Vielfacher Wunsch: Faktenbasierte Entscheidungen
Nachdem im Wahlkampf von einigen Seiten einiges durchklang, was nach persönlichen und emotionalen Meinungen aussah – so zum Beispiel das Statement von Friedrich Merz zur Windkraft (hier eine Gegenrede dazu ) – betonen einige Forderungen, so auch von Benjamin Frank, dem Geschäftsführer von Solarwatt oder Markus Elsässer von Solar Promotion eine faktenbasierte politische Entscheidungsfindung: „Es kann also keine ökonomisch sinnvolle Alternative zu Solar- und Windenergie geben.

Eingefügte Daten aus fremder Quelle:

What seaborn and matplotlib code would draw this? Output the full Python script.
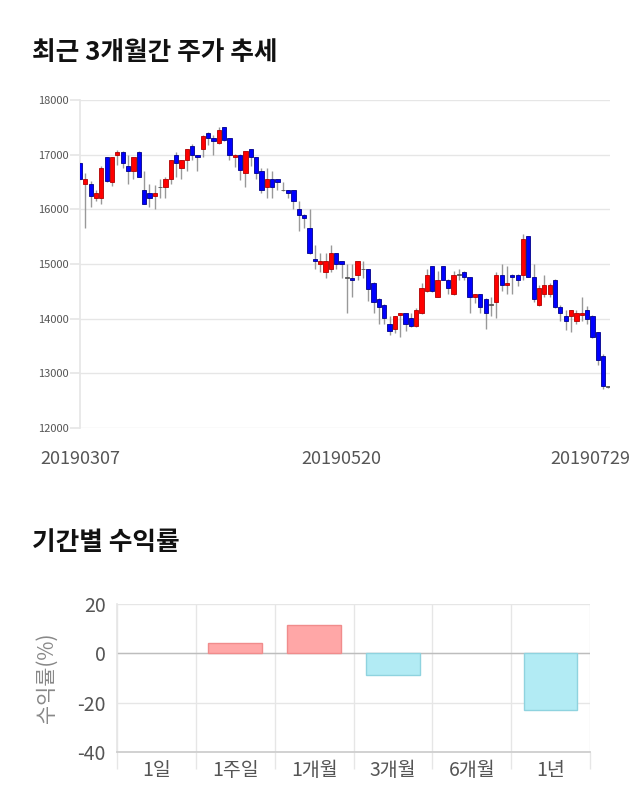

Die in manchen Wahlprogrammen zu lesenden Visionen von „technologieoffenen“ Lösungen werden zwangsläufig an den Gesetzen der Physik als auch an der Wirtschaftlichkeit scheitern“, so Elsässer.

Atomkraft – nein danke
Der Technologieoffenheit und der „Option Kernkraft“ entgegen stellt sich auch die Energiewirtschaft, aktuell in Person von Leonhard Birnbaum, CEO von Eon, der erklärt, dass er von dem Wiederanfahren von AKW´s überhaupt nichts hält. „“Wir wollen ganz klar zurückbauen und wir haben überhaupt keine Lust, dabei jetzt Verzögerungen aus dem politischen Raum in den Rückbau reinzubekommen“, so Birnbaum auf der Bilanzpressekonferenz seines Unternehmens. Klarer formulieren kann man das nicht, nebenbei: Auch die EnBW hat sich bereits im letzten Jahr ähnlich geäußert, der Konzern baut gerade Neckarwestheim II zurück.
Ersatzkraftwerke dringend benötigt
Die Energiewirtschaft macht in eine andere Richtung Druck: Fast wäre es ja noch zu einer Bundestagsentscheidung zum Gesetzespaket zu neuen Gas-Reservekraftwerken gekommen, doch in letzter Minute wurde das doch noch abgeblasen. Doch aus Sicht der Energiewirtschaft drängt hier die Zeit: Es müssen ja nicht nur die politischen Rahmenbedingungen formuliert und beschlossen werden, sondern auch Material bestellt und die Kraftwerke aufgebaut werden – Jahre werden dafür ins Land gehen. Und mehr Flexibilität wird gefordert: So ist es für Christian Seyfert vom Verband der Industriellen Energie- und Kraftwirtschaft unverständlich, warum derzeit 10 Gigawatt an Kraftwerksleistung als Reserveleistung betrieben und über Netzentgelte finanziert werden, diese Kraftwerke aber nicht zu Zeiten mit Rekord-Strompreisen ans Netz gehen dürfen. „Hier ist es unerlässlich, pragmatische Lösungen zu finden“, so Seyfried.
Jetzt darf abgewartet werden: Regierungsbildung, Zuschnitt der Ministerien und Köpfe, die zukünftig die Energiepolitik im Lande verantworten, müssen jetzt gefunden werden. Dann erst kann die inhaltliche Arbeit beginnen.